No monument or institution has more power to stir the patriotic emotions of Americans, or evokes more poignintly the martial virtues of self-sacrifice and discipline, than the United States Military Academy at West Point. In the view of General George S. Patton, Jr., of the class of 1909, whose statue now belligerently confronts the academy library, West Point was “a holy place and I can never think of it without reverence and affection.” A general less given to extravagant speech or gestures, Lucius D. Clay, who commanded United States troops in Europe in the late 1940’s, said he regarded each trip back to West Point as “a pilgrimage to seek inspiration which renews faith.” In times of domestic disarray, academy graduates have gone so far as to suggest that if Americans were to be saved from themselves and their enemies, they would have to look to West Point for their salvation. “The time has come when … only the military virtues hold the key to national and governmental authority and obedience to law,” an elderly alumnus, Abbott Boone, told a West Point founder’s dinner in 1969. “We do not know when the great fountain of honor, duty, and love of country as stored in the hearts and minds of the some twenty-five thousand graduates of West Point … will be the granite strength which will preserve this country from the evil forces now seeking to undermine it.” In the film MacArthur Gregory Peck tells the cadet corps that “the Long Gray Line has never failed us,” and adds, “Were you to do so, a million ghosts in olive drab, in brown khaki, in blue and gray, would rise from their crosses thundering those magic words—Duty—HonorCountry.” The voice, vibrant with feeling, is Peck’s, but the words are Douglas MacArthur’s own.

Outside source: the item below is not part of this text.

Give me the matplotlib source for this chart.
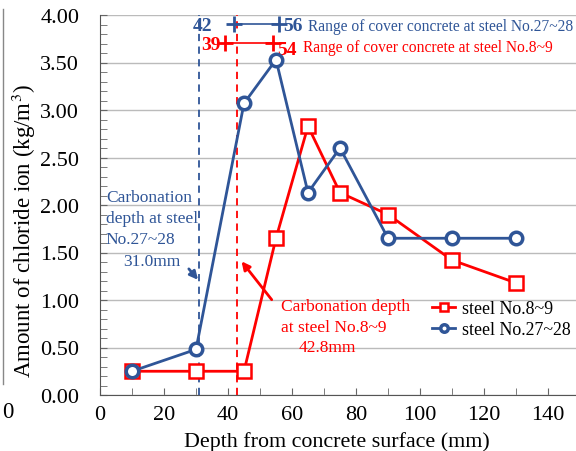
import numpy as np
import matplotlib
matplotlib.use("Agg")
import matplotlib.pyplot as plt
from matplotlib.lines import Line2D
from matplotlib.ticker import MultipleLocator, FormatStrFormatter

plt.rcParams['font.family'] = ['Liberation Serif', 'DejaVu Serif']
plt.rcParams['mathtext.fontset'] = 'stix'

# ── data ────────────────────────────────────────────────────
depth = [10, 30, 45, 55, 65, 75, 90, 110, 130]
steel_8_9 = [0.25, 0.25, 0.25, 1.65, 2.83, 2.13, 1.90, 1.42, 1.18]
steel_27_28 = [0.25, 0.48, 3.07, 3.53, 2.13, 2.60, 1.65, 1.65, 1.65]

carb_27_28 = 31.0
carb_8_9 = 42.8
cover_27_28 = (42, 56)
cover_8_9 = (39, 54)

RED = "#FF0000"
BLUE = "#2F5597"

fig = plt.figure(figsize=(5.76, 4.52), dpi=100)
fig.patch.set_facecolor("white")
ax = fig.add_axes([100/576, 56/452, 480/576, 380/452])

ax.set_xlim(0, 150)
ax.set_ylim(0, 4.0)
ax.xaxis.set_major_locator(MultipleLocator(20))
ax.xaxis.set_minor_locator(MultipleLocator(10))
ax.yaxis.set_major_locator(MultipleLocator(0.5))
ax.yaxis.set_minor_locator(MultipleLocator(0.1))
ax.yaxis.set_major_formatter(FormatStrFormatter("%.2f"))
ax.tick_params(which="both", direction="in", length=5, color="#666666",
               labelsize=16, top=False, right=False)
ax.tick_params(axis="y", which="major", pad=15)
ax.tick_params(axis="x", which="major", pad=7)
ax.yaxis.grid(True, color="#BBBBBB", lw=1, zorder=0)
ax.set_axisbelow(True)
for s in ["top", "right"]:
    ax.spines[s].set_visible(False)
ax.spines[["left", "bottom"]].set_color("#555555")

ax.set_xlabel("Depth from concrete surface (mm)", fontsize=15.8)
ax.xaxis.set_label_coords(0.494, -0.094)
ax.set_ylabel("Amount of chloride ion (kg/m$^3$)", fontsize=16.5)
ax.yaxis.set_label_coords(-0.13, 0.434)

# carbonation depth lines
ax.axvline(carb_27_28, color=BLUE, ls=(0, (4, 3)), lw=1.3, zorder=2)
ax.axvline(carb_8_9, color=RED, ls=(0, (4, 3)), lw=1.3, zorder=2)

# series
ax.plot(depth, steel_8_9, color=RED, lw=2, marker="s", ms=10,
        mfc="white", mec=RED, mew=1.8, label="steel No.8~9", zorder=4)
ax.plot(depth, steel_27_28, color=BLUE, lw=2, marker="o", ms=9,
        mfc="white", mec=BLUE, mew=2.5, label="steel No.27~28", zorder=4)

# cover concrete ranges
yb, yr = 3.905, 3.71
ax.plot(cover_27_28, [yb, yb], color=BLUE, lw=1.2, marker="+", ms=11, mew=2,
        zorder=5)
ax.plot(cover_8_9, [yr, yr], color=RED, lw=1.2, marker="+", ms=11, mew=2,
        zorder=5)
ax.text(35, 3.89, str(cover_27_28[0]), color=BLUE,
        fontsize=14, fontweight="bold", ha="right", va="center")
ax.text(57.2, 3.89, str(cover_27_28[1]), color=BLUE,
        fontsize=14, fontweight="bold", ha="left", va="center")
ax.text(65, 3.88, "Range of cover concrete at steel No.27~28",
        color=BLUE, fontsize=11.2, ha="left", va="center")
ax.text(37.6, 3.69, str(cover_8_9[0]), color=RED,
        fontsize=14, fontweight="bold", ha="right", va="center")
ax.text(55.3, 3.64, str(cover_8_9[1]), color=RED,
        fontsize=14, fontweight="bold", ha="left", va="center")
ax.text(63.5, 3.66, "Range of cover concrete at steel No.8~9",
        color=RED, fontsize=11.2, ha="left", va="center")

# carbonation annotations
ax.text(1.8, 1.86, "Carbonation\ndepth at steel\nNo.27~28", color=BLUE,
        fontsize=12.5, ha="left", va="center", linespacing=1.4)
ax.text(16.3, 1.41, "31.0mm", color=BLUE, fontsize=12.5, ha="center",
        va="center")
ax.annotate("", xy=(carb_27_28 + 0.2, 1.19), xytext=(27.2, 1.35),
            arrowprops=dict(arrowstyle="-|>", color=BLUE, lw=2,
                            mutation_scale=12))
ax.text(56.6, 0.83, "Carbonation depth\nat steel No.8~9", color=RED,
        fontsize=12.5, ha="left", va="center", linespacing=1.4)
ax.text(71, 0.50, "42.8mm", color=RED, fontsize=12.5, ha="center",
        va="center")
ax.annotate("", xy=(carb_8_9 + 0.9, 1.43), xytext=(54.2, 0.98),
            arrowprops=dict(arrowstyle="-|>", color=RED, lw=2,
                            mutation_scale=12))

ax.legend(loc="upper left", bbox_to_anchor=(0.692, 0.249), frameon=False,
          fontsize=12.9, handlelength=1.3, borderaxespad=0, borderpad=0,
          labelspacing=0.2, handletextpad=0.35, markerscale=0.6)

# sliver of neighbouring chart at the left edge
fig.add_artist(Line2D([3/576, 3/576], [1 - 10/452, 1 - 385/452],
                      color="#888888", lw=1))
fig.text(8/576, 1 - 413/452, "0", fontsize=16.5, ha="center", va="center")

fig.savefig("out.png", dpi=100, facecolor="white")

Graduates of West Point are not alone in regarding it with awe and patriotic pride. Even in the early 1970’s, when the Army and the academy were buffeted by perhaps the most powerful wave of antimilitarism in the nation’s history, some two and a half million people visited West Point each year. Obviously they did not come to sneer or demonstrate. Rather, as they wandered among the granite-faced Gothic buildings massed on a shelf of land high above the Hudson River, or entered the cadet chapel, which dominates West Point like an impregnable ecclesiastical fortress, and looked up at the battle flags that hang along the nave, or watched the cadets marching on the enormous parade ground called the Plain, it is safe to assume that many were stirred by evidence that there is more to America than political rancor and tawdry commercialism. As one visitor, the Harvard political scientist Samuel Huntington, has written, West Point is “a different world. There is ordered serenity. … Beauty and utility are merged in gray stone. … a gray island in a many colored sea, a bit of Sparta in the midst of Babylon.”